STIR/SHAKEN, least cost routing and attestation

As STIR/SHAKEN becomes used more widely, callers will want their calls authenticated with full attestation, and called parties will be more likely to answer calls with full attestation. There are many arrangements in the telecom ecosystem that will make this difficult. Participants need to understand their options and develop a strategy.


STIR/SHAKEN call flow

STIR/SHAKEN call flow

In the simplest use case, the originating service provider (OSP) knows the customer, knows the calling number, and knows that they issued the calling number to the customer. They can authenticate caller ID information with full attestation.

The OSP can use least cost routing to send the call to any trunk. The choice of downstream provider is unrelated to the attestation level placed on the call.

More complex use cases

What happens in more complex use cases, when the OSP doesn’t know the end user and/or doesn’t know whether their use of the calling number is legitimate? There are several more complex enterprise use cases like this:

  • Multi-homed enterprise PBX
  • Over-the-Top (OTT) PSTN interconnection
  • Origination with toll-free calling numbers
  • Contact centers that make outbound calls for enterprise customers using their calling numbers.
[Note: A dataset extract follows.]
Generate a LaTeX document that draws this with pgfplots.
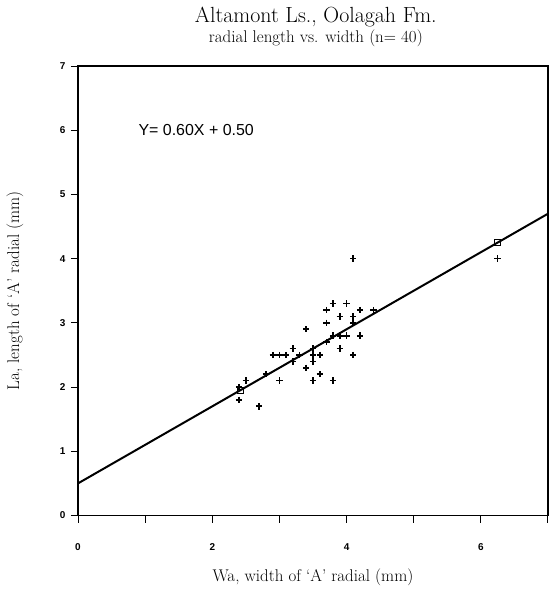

These situations are more difficult because the OSP often does not know the end user or whether the end user has a legitimate use of the asserted calling number.

print fonts for numbers one, two, and three

Authentication as a service

Some OSPs might offer STIR/SHAKEN authentication as a service. They will use a know-your-customer vetting process offline, in advance, to determine that the end user has a legitimate right to use that calling number. As a result, the OSP might be willing to authenticate such calls with full attestation.

Would that solve the problem?

Perhaps. But does the end user, or the enterprise or call center representing the end user, have to send all their outbound calls to the same OSP for authentication?

What would that mean for routing costs?

Least cost routing

Enterprise callers, interconnected VoIP service providers and OTT providers often like to negotiate rates with several providers. Competition among downstream providers helps these businesses find the best rates.

If these organizations must send all their calls through just one downstream provider, the loss of least cost routing benefits would likely drive up their routing costs.

As you can see from these examples, there can be a tension between the goals of achieving full attestation and least cost routing. Here are some ways that such callers might get the best of both worlds.

Three potential solutions

ATIS and the SIP Forum have published a Study of Full Attestation Alternatives for Enterprises and Business Entities with Multi-Homing and Other Arrangements. This study identified three alternative methods for enterprise callers to achieve full attestation with least cost routing:

  1. Delegate certificates
  2. Telephone number letter of authorization exchange
  3. Central telephone number database

Delegate certificates

We have described delegate certificates more thoroughly in a whitepaper. The essential feature of delegate certificates is that the process enables a telephone number service provider to issue a delegate certificate to a VoiP entity.

Delegate certificates extend chain of trust

delegate certificate flowchart interaction between entities

With delegate certificates:

  1. The TN provider issues a delegate certificate to the VoIP Entity to cover the number(s) issued.
  2. The VoIP Entity creates a base PASSporT signed with the delegate certificate.
  3. The OSP has two options:
    1. Verify the base PASSporT with the delegate certificate and use that as justification to create a SHAKEN PASSporT with full authentication.
    2. Leave the signed base PASSporT in the call.
  4. The terminating service provider would verify the STIR/SHAKEN information using the STIR/SHAKEN information provided with the call.

Advantages: Extends the certificate chain of trust using PKI methods
Disadvantages: Uncertain whether all providers will participate

TN Letter of Authorization

With this approach, letters of authorization would be exchanged as an administrative procedure offline, in advance of call traffic. OSPs would use these letters as justification for attestation.

Advantages: Low-tech approach
Disadvantages: Administrative burden

Central TN Database

With this approach, a central authority maintains a database where TN number providers send information about numbers they’ve issued. Relying parties would query the database to determine attestation.

Advantages: No stacking of identity headers is required and there are no precedence/interop issues
Disadvantages: Doesn’t use PKI, so spoofing is possible.